▶ [THE EXERCISE]: Return all of the data exactly as written, without the pictures.

=== DATASET SECTION ===

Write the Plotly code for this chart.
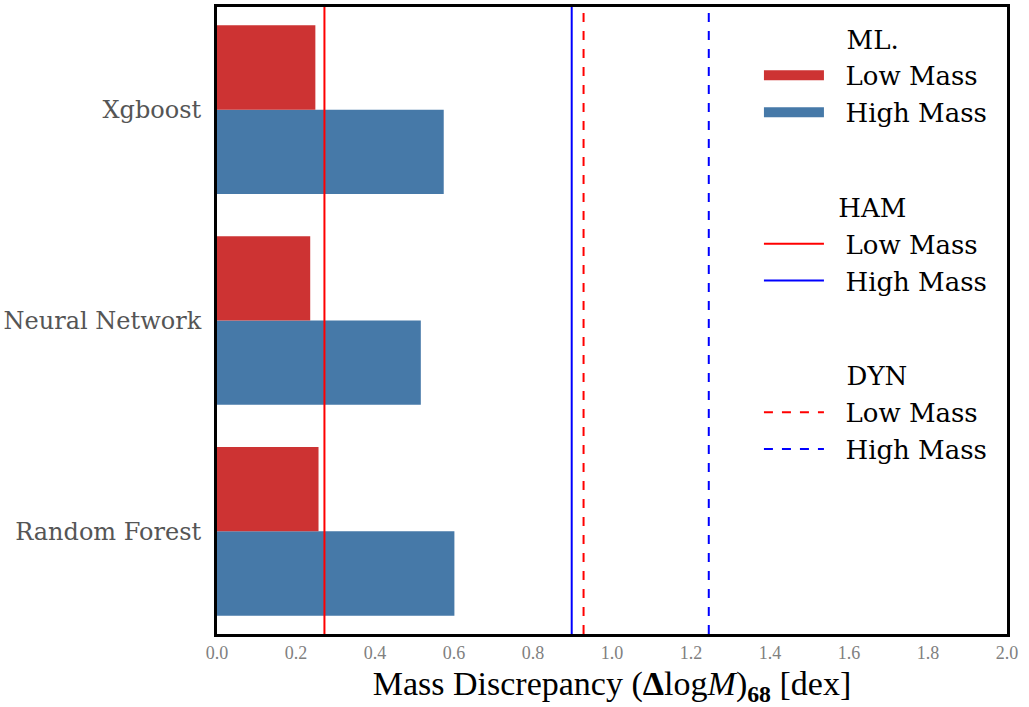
import plotly.graph_objects as go

categories = ["Random Forest", "Neural Network", "Xgboost"]
ml_low = [0.257, 0.236, 0.249]
ml_high = [0.601, 0.516, 0.574]
ham = {"Low Mass": 0.272, "High Mass": 0.898}
dyn = {"Low Mass": 0.928, "High Mass": 1.245}
xticks = [0.0, 0.2, 0.4, 0.6, 0.8, 1.0, 1.2, 1.4, 1.6, 1.8, 2.0]

RED = "#CD3333"
BLUE = "#4679A8"
SERIF = "DejaVu Serif"
NB = "\u00a0"

fig = go.Figure()
fig.add_trace(go.Bar(y=categories, x=ml_high, orientation="h", name="High Mass",
                     marker=dict(color=BLUE, line=dict(width=0)), showlegend=False))
fig.add_trace(go.Bar(y=categories, x=ml_low, orientation="h", name="Low Mass",
                     marker=dict(color=RED, line=dict(width=0)), showlegend=False))

# legend entries for the ML bars (wide swatches as in the reference)
for lbl, col, rk in [("Low Mass", RED, 1), ("High Mass", BLUE, 2)]:
    fig.add_trace(go.Scatter(x=[None], y=[None], mode="lines", name=NB * 2 + lbl,
                             line=dict(color=col, width=20),
                             legendgroup="ml", legendgrouptitle_text=NB * 10 + "ML.",
                             legendrank=rk, showlegend=True))

rank = 3
for grp, vals, dash, pad in [("HAM", ham, "solid", 9), ("DYN", dyn, "dash", 10)]:
    for lbl, v in vals.items():
        col = "#FF0000" if lbl == "Low Mass" else "#0000FF"
        fig.add_shape(type="line", x0=v, x1=v, xref="x", y0=0, y1=1, yref="y domain",
                      line=dict(color=col, width=2, dash=dash),
                      showlegend=True, name=NB * 2 + lbl, legendgroup=grp,
                      legendgrouptitle=dict(text=NB * pad + grp), legendrank=rank)
        rank += 1

fig.update_layout(
    width=1029, height=707,
    margin=dict(l=211, r=22, t=4, b=73),
    paper_bgcolor="white", plot_bgcolor="white",
    barmode="group", bargap=0.2, bargroupgap=0,
    font=dict(family=SERIF),
    showlegend=True,
    legend=dict(x=0.686, y=0.987, xanchor="left", yanchor="top",
                bgcolor="rgba(0,0,0,0)", font=dict(family=SERIF, size=26, color="black"),
                grouptitlefont=dict(family=SERIF, size=26, color="black"),
                traceorder="grouped", tracegroupgap=58, itemwidth=60),
    xaxis=dict(range=[0, 2.0], tickvals=xticks, ticktext=[f"{t:.1f}" for t in xticks],
               showgrid=False, zeroline=False, ticks="",
               showline=True, linecolor="black", linewidth=3, mirror=True,
               tickfont=dict(family="Liberation Serif", size=18, color="#808080"),
               ticklabelstandoff=0,
               title=dict(text="Mass Discrepancy (<b>Δ</b>log<i>M</i>)<sub><b>68</b></sub> [dex]",
                          font=dict(family="Liberation Serif", size=34, color="black"), standoff=10)),
    yaxis=dict(type="category", categoryorder="array", categoryarray=categories,
               range=[-0.487, 2.487], showgrid=False, zeroline=False, ticks="",
               showline=True, linecolor="black", linewidth=3, mirror=True,
               tickfont=dict(family=SERIF, size=24, color="#555555"), ticklabelstandoff=8),
)

fig.write_html("out.html")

===

▶ [RESULT]:
Write the Plotly code for this chart.
import plotly.graph_objects as go

categories = ["Random Forest", "Neural Network", "Xgboost"]
ml_low = [0.257, 0.236, 0.249]
ml_high = [0.601, 0.516, 0.574]
ham = {"Low Mass": 0.272, "High Mass": 0.898}
dyn = {"Low Mass": 0.928, "High Mass": 1.245}
xticks = [0.0, 0.2, 0.4, 0.6, 0.8, 1.0, 1.2, 1.4, 1.6, 1.8, 2.0]

RED = "#CD3333"
BLUE = "#4679A8"
SERIF = "DejaVu Serif"
NB = "\u00a0"

fig = go.Figure()
fig.add_trace(go.Bar(y=categories, x=ml_high, orientation="h", name="High Mass",
                     marker=dict(color=BLUE, line=dict(width=0)), showlegend=False))
fig.add_trace(go.Bar(y=categories, x=ml_low, orientation="h", name="Low Mass",
                     marker=dict(color=RED, line=dict(width=0)), showlegend=False))

# legend entries for the ML bars (wide swatches as in the reference)
for lbl, col, rk in [("Low Mass", RED, 1), ("High Mass", BLUE, 2)]:
    fig.add_trace(go.Scatter(x=[None], y=[None], mode="lines", name=NB * 2 + lbl,
                             line=dict(color=col, width=20),
                             legendgroup="ml", legendgrouptitle_text=NB * 10 + "ML.",
                             legendrank=rk, showlegend=True))

rank = 3
for grp, vals, dash, pad in [("HAM", ham, "solid", 9), ("DYN", dyn, "dash", 10)]:
    for lbl, v in vals.items():
        col = "#FF0000" if lbl == "Low Mass" else "#0000FF"
        fig.add_shape(type="line", x0=v, x1=v, xref="x", y0=0, y1=1, yref="y domain",
                      line=dict(color=col, width=2, dash=dash),
                      showlegend=True, name=NB * 2 + lbl, legendgroup=grp,
                      legendgrouptitle=dict(text=NB * pad + grp), legendrank=rank)
        rank += 1

fig.update_layout(
    width=1029, height=707,
    margin=dict(l=211, r=22, t=4, b=73),
    paper_bgcolor="white", plot_bgcolor="white",
    barmode="group", bargap=0.2, bargroupgap=0,
    font=dict(family=SERIF),
    showlegend=True,
    legend=dict(x=0.686, y=0.987, xanchor="left", yanchor="top",
                bgcolor="rgba(0,0,0,0)", font=dict(family=SERIF, size=26, color="black"),
                grouptitlefont=dict(family=SERIF, size=26, color="black"),
                traceorder="grouped", tracegroupgap=58, itemwidth=60),
    xaxis=dict(range=[0, 2.0], tickvals=xticks, ticktext=[f"{t:.1f}" for t in xticks],
               showgrid=False, zeroline=False, ticks="",
               showline=True, linecolor="black", linewidth=3, mirror=True,
               tickfont=dict(family="Liberation Serif", size=18, color="#808080"),
               ticklabelstandoff=0,
               title=dict(text="Mass Discrepancy (<b>Δ</b>log<i>M</i>)<sub><b>68</b></sub> [dex]",
                          font=dict(family="Liberation Serif", size=34, color="black"), standoff=10)),
    yaxis=dict(type="category", categoryorder="array", categoryarray=categories,
               range=[-0.487, 2.487], showgrid=False, zeroline=False, ticks="",
               showline=True, linecolor="black", linewidth=3, mirror=True,
               tickfont=dict(family=SERIF, size=24, color="#555555"), ticklabelstandoff=8),
)

fig.write_html("out.html")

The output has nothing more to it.